A Maurer-Cartan form is of course left-invariant, which, in this case, can be seen through $$ \left(L_a\right)^*g^{-1}{\rm d}g=\left(ag\right)^{-1}{\rm d}\left(ag\right)=g^{-1}a^{-1}a{\rm d}g=g^{-1}{\rm d}g. $$ By contrast, for right-translation, we have $$ \left(R_a\right)^*g^{-1}{\rm d}g=\left(ga\right)^{-1}{\rm d}\left(ga\right)=a^{-1}g^{-1}{\rm d}g\,a=a^{-1}\left(g^{-1}{\rm d}g\right)a. $$ The last term from above is not necessarily the same as $g^{-1}{\rm d}g$ even for $SO(3)$. For example, let $$ g=\left( \begin{array}{ccc} \cos\varphi&-\sin\varphi&0\\ \sin\varphi&\cos\varphi&0\\ 0&0&1 \end{array} \right)\in SO(3)\Longrightarrow g^{-1}{\rm d}g=\left( \begin{array}{ccc} 0&-1&0\\ 1&0&0\\ 0&0&0 \end{array} \right){\rm d}\varphi\in so(3). $$ Now consider $$ a=\left( \begin{array}{ccc} 1&0&0\\ 0&\cos\theta&-\sin\theta\\ 0&\sin\theta&\cos\theta \end{array} \right)\in SO(3). $$ We have $$ a^{-1}\left(g^{-1}{\rm d}g\right)a=\left( \begin{array}{ccc} 0&-\cos\theta&\sin\theta\\ \cos\theta&0&0\\ -\sin\theta&0&0 \end{array} \right){\rm d}\varphi\not\equiv g^{-1}{\rm d}g. $$
For a compact Lie group $G$, it possesses a bi-invariant metric for its Lie algebra $\mathcal{G}$, i.e., $$ \left<\cdot,\cdot\right>:\mathcal{G}\times\mathcal{G}\to\mathbb{R}. $$ Yet note that $\mathcal{G}$ is isomorphic to $T_eG$, the tangent space of $G$ at its identity $e$. Thus the above metric is also a metric for $T_eG$, i.e., $$ \left<\cdot,\cdot\right>:T_eG\times T_eG\to\mathbb{R}. $$ Now thanks to the Maurer-Cartan form, this metric can be extended to a metric for $TG$, the whole tangent space of $G$, as follows.

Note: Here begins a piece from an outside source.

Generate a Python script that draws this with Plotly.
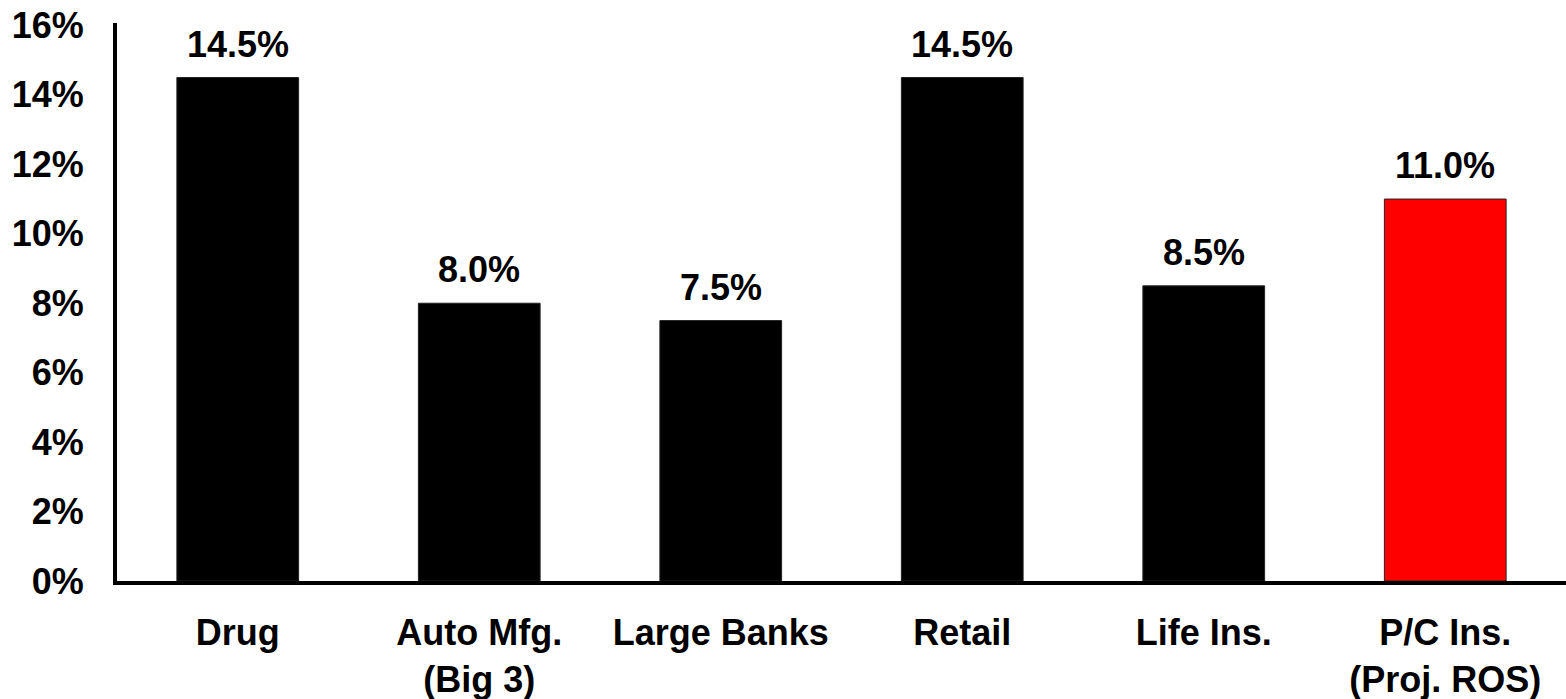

Let $$ \omega:TG\to\mathcal{G}\cong T_eG $$ be a Maurer-Cartan form on $G$. Intuitively, $$ \omega_g=\left(L_{g^{-1}}\right)_*,\quad\forall\,g\in G, $$ meaning that a Maurer-Cartan form maps a tangent vector in $T_gG$ to a tangent vector in $T_eG$ by left-translation. As such, $$ \left<\cdot,\cdot\right>\circ\omega_g:T_gG\times T_gG\to\mathbb{R},\quad\left(X_g,Y_g\right)\mapsto\left<\omega_g(X_g),\omega_g(Y_g)\right> $$ is a metric for $T_gG$, and in general, $$ \left<\cdot,\cdot\right>\circ\omega:TG\times TG\to\mathbb{R},\quad\left(X,Y\right)\mapsto\left<\omega(X),\omega(Y)\right> $$ which is a metric for $TG$. Since $\left<\cdot,\cdot\right>$ is bi-invariant (for $\mathcal{G}$), $\left<\cdot,\cdot\right>\circ\omega$ is bi-invariant (for $TG$).